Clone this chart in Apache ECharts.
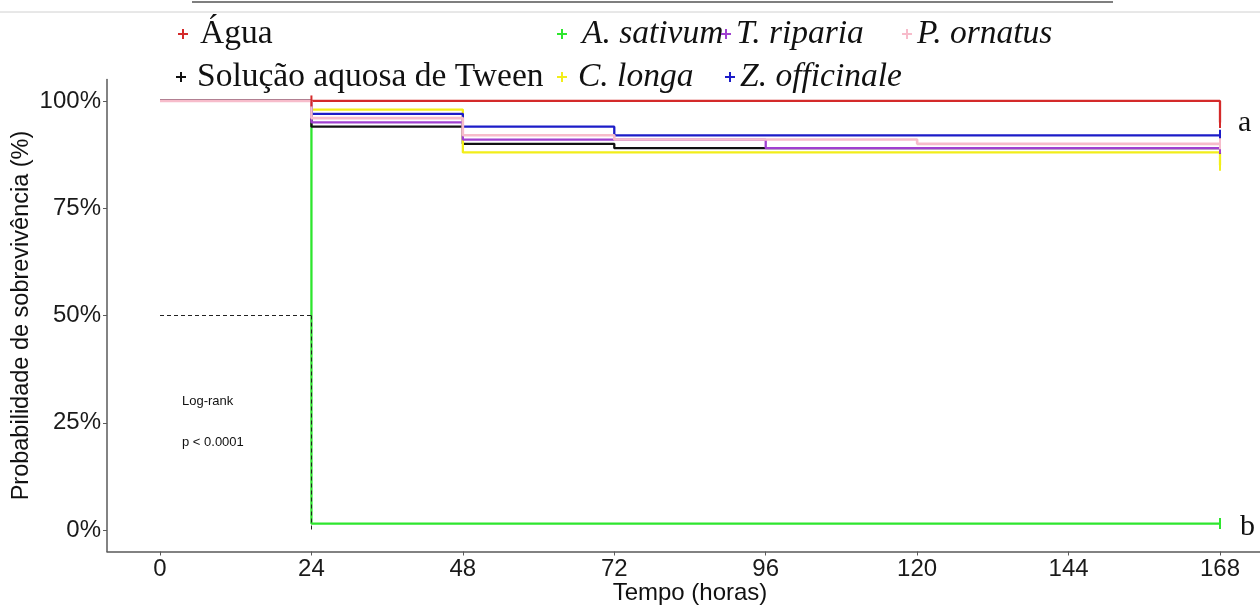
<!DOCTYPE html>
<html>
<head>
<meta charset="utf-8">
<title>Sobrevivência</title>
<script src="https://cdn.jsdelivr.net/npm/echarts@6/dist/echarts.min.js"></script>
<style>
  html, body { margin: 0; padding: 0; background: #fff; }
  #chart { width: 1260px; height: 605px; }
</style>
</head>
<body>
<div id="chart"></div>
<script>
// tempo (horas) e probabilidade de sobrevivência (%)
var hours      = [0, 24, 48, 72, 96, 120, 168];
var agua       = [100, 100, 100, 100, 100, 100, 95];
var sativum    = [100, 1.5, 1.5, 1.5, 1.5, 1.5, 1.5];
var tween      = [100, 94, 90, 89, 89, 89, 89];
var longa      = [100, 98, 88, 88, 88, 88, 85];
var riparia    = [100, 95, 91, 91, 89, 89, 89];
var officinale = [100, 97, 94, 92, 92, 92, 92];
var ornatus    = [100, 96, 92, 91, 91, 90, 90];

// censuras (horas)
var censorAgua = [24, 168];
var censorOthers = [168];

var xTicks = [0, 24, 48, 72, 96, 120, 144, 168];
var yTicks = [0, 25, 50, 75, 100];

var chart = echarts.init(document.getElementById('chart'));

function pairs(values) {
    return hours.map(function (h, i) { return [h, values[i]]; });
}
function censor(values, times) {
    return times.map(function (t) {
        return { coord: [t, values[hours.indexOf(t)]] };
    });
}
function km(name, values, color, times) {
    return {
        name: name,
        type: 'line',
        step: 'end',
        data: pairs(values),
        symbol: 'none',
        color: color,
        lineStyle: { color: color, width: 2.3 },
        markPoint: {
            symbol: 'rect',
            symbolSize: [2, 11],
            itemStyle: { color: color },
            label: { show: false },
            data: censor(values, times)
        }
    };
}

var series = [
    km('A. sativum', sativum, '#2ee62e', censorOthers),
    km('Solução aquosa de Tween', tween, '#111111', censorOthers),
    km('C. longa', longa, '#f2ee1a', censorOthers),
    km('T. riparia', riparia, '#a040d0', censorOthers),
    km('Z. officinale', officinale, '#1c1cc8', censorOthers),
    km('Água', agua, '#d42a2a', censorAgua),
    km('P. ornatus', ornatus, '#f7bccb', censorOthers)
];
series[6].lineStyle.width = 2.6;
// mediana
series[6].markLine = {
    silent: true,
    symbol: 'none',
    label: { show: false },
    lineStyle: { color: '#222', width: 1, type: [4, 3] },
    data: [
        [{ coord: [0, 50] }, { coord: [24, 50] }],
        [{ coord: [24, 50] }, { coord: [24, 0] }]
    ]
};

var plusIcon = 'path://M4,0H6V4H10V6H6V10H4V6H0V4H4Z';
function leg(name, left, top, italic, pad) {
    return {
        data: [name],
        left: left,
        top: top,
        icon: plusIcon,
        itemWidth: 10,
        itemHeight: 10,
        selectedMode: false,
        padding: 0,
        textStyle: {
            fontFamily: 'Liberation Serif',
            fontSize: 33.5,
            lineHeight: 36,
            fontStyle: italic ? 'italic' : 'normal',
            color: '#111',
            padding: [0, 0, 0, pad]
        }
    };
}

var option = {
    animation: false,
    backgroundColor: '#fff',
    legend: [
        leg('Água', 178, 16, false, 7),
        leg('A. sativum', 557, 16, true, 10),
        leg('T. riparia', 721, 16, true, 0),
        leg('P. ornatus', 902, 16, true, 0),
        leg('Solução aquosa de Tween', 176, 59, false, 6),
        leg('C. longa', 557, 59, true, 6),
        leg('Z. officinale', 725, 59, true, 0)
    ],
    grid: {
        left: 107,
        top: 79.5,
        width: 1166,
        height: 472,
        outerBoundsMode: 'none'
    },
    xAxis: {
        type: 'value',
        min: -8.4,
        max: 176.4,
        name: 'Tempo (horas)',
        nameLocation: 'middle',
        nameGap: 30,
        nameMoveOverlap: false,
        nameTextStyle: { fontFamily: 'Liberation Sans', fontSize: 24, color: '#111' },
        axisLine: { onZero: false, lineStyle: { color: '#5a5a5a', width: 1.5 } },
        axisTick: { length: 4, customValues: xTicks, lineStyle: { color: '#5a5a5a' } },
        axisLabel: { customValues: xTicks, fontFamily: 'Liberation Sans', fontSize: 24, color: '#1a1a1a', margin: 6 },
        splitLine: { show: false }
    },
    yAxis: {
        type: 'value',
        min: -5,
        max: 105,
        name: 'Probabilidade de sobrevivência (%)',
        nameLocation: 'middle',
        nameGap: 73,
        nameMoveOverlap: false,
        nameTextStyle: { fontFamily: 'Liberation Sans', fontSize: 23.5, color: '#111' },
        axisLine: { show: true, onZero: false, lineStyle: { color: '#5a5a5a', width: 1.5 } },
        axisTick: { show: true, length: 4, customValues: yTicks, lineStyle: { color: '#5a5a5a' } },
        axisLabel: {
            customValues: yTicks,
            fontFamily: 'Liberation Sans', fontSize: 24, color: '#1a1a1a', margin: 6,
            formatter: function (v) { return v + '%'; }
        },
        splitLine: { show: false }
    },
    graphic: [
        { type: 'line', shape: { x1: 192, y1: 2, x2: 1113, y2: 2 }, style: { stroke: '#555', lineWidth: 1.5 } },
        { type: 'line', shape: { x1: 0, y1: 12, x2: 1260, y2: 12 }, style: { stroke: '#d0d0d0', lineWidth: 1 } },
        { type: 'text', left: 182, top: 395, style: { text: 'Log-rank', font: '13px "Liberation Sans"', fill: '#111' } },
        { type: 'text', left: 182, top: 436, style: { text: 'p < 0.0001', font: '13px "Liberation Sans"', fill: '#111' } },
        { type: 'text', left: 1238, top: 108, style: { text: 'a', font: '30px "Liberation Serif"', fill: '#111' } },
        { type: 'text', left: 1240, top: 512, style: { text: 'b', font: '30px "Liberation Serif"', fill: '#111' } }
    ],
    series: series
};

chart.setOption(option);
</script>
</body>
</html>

▸ **Exercise brief**
Copy the material above in full and exactly, skipping pictures.

▸ **Result of the exercise**
Clone this chart in Apache ECharts.
<!DOCTYPE html>
<html>
<head>
<meta charset="utf-8">
<title>Sobrevivência</title>
<script src="https://cdn.jsdelivr.net/npm/echarts@6/dist/echarts.min.js"></script>
<style>
  html, body { margin: 0; padding: 0; background: #fff; }
  #chart { width: 1260px; height: 605px; }
</style>
</head>
<body>
<div id="chart"></div>
<script>
// tempo (horas) e probabilidade de sobrevivência (%)
var hours      = [0, 24, 48, 72, 96, 120, 168];
var agua       = [100, 100, 100, 100, 100, 100, 95];
var sativum    = [100, 1.5, 1.5, 1.5, 1.5, 1.5, 1.5];
var tween      = [100, 94, 90, 89, 89, 89, 89];
var longa      = [100, 98, 88, 88, 88, 88, 85];
var riparia    = [100, 95, 91, 91, 89, 89, 89];
var officinale = [100, 97, 94, 92, 92, 92, 92];
var ornatus    = [100, 96, 92, 91, 91, 90, 90];

// censuras (horas)
var censorAgua = [24, 168];
var censorOthers = [168];

var xTicks = [0, 24, 48, 72, 96, 120, 144, 168];
var yTicks = [0, 25, 50, 75, 100];

var chart = echarts.init(document.getElementById('chart'));

function pairs(values) {
    return hours.map(function (h, i) { return [h, values[i]]; });
}
function censor(values, times) {
    return times.map(function (t) {
        return { coord: [t, values[hours.indexOf(t)]] };
    });
}
function km(name, values, color, times) {
    return {
        name: name,
        type: 'line',
        step: 'end',
        data: pairs(values),
        symbol: 'none',
        color: color,
        lineStyle: { color: color, width: 2.3 },
        markPoint: {
            symbol: 'rect',
            symbolSize: [2, 11],
            itemStyle: { color: color },
            label: { show: false },
            data: censor(values, times)
        }
    };
}

var series = [
    km('A. sativum', sativum, '#2ee62e', censorOthers),
    km('Solução aquosa de Tween', tween, '#111111', censorOthers),
    km('C. longa', longa, '#f2ee1a', censorOthers),
    km('T. riparia', riparia, '#a040d0', censorOthers),
    km('Z. officinale', officinale, '#1c1cc8', censorOthers),
    km('Água', agua, '#d42a2a', censorAgua),
    km('P. ornatus', ornatus, '#f7bccb', censorOthers)
];
series[6].lineStyle.width = 2.6;
// mediana
series[6].markLine = {
    silent: true,
    symbol: 'none',
    label: { show: false },
    lineStyle: { color: '#222', width: 1, type: [4, 3] },
    data: [
        [{ coord: [0, 50] }, { coord: [24, 50] }],
        [{ coord: [24, 50] }, { coord: [24, 0] }]
    ]
};

var plusIcon = 'path://M4,0H6V4H10V6H6V10H4V6H0V4H4Z';
function leg(name, left, top, italic, pad) {
    return {
        data: [name],
        left: left,
        top: top,
        icon: plusIcon,
        itemWidth: 10,
        itemHeight: 10,
        selectedMode: false,
        padding: 0,
        textStyle: {
            fontFamily: 'Liberation Serif',
            fontSize: 33.5,
            lineHeight: 36,
            fontStyle: italic ? 'italic' : 'normal',
            color: '#111',
            padding: [0, 0, 0, pad]
        }
    };
}

var option = {
    animation: false,
    backgroundColor: '#fff',
    legend: [
        leg('Água', 178, 16, false, 7),
        leg('A. sativum', 557, 16, true, 10),
        leg('T. riparia', 721, 16, true, 0),
        leg('P. ornatus', 902, 16, true, 0),
        leg('Solução aquosa de Tween', 176, 59, false, 6),
        leg('C. longa', 557, 59, true, 6),
        leg('Z. officinale', 725, 59, true, 0)
    ],
    grid: {
        left: 107,
        top: 79.5,
        width: 1166,
        height: 472,
        outerBoundsMode: 'none'
    },
    xAxis: {
        type: 'value',
        min: -8.4,
        max: 176.4,
        name: 'Tempo (horas)',
        nameLocation: 'middle',
        nameGap: 30,
        nameMoveOverlap: false,
        nameTextStyle: { fontFamily: 'Liberation Sans', fontSize: 24, color: '#111' },
        axisLine: { onZero: false, lineStyle: { color: '#5a5a5a', width: 1.5 } },
        axisTick: { length: 4, customValues: xTicks, lineStyle: { color: '#5a5a5a' } },
        axisLabel: { customValues: xTicks, fontFamily: 'Liberation Sans', fontSize: 24, color: '#1a1a1a', margin: 6 },
        splitLine: { show: false }
    },
    yAxis: {
        type: 'value',
        min: -5,
        max: 105,
        name: 'Probabilidade de sobrevivência (%)',
        nameLocation: 'middle',
        nameGap: 73,
        nameMoveOverlap: false,
        nameTextStyle: { fontFamily: 'Liberation Sans', fontSize: 23.5, color: '#111' },
        axisLine: { show: true, onZero: false, lineStyle: { color: '#5a5a5a', width: 1.5 } },
        axisTick: { show: true, length: 4, customValues: yTicks, lineStyle: { color: '#5a5a5a' } },
        axisLabel: {
            customValues: yTicks,
            fontFamily: 'Liberation Sans', fontSize: 24, color: '#1a1a1a', margin: 6,
            formatter: function (v) { return v + '%'; }
        },
        splitLine: { show: false }
    },
    graphic: [
        { type: 'line', shape: { x1: 192, y1: 2, x2: 1113, y2: 2 }, style: { stroke: '#555', lineWidth: 1.5 } },
        { type: 'line', shape: { x1: 0, y1: 12, x2: 1260, y2: 12 }, style: { stroke: '#d0d0d0', lineWidth: 1 } },
        { type: 'text', left: 182, top: 395, style: { text: 'Log-rank', font: '13px "Liberation Sans"', fill: '#111' } },
        { type: 'text', left: 182, top: 436, style: { text: 'p < 0.0001', font: '13px "Liberation Sans"', fill: '#111' } },
        { type: 'text', left: 1238, top: 108, style: { text: 'a', font: '30px "Liberation Serif"', fill: '#111' } },
        { type: 'text', left: 1240, top: 512, style: { text: 'b', font: '30px "Liberation Serif"', fill: '#111' } }
    ],
    series: series
};

chart.setOption(option);
</script>
</body>
</html>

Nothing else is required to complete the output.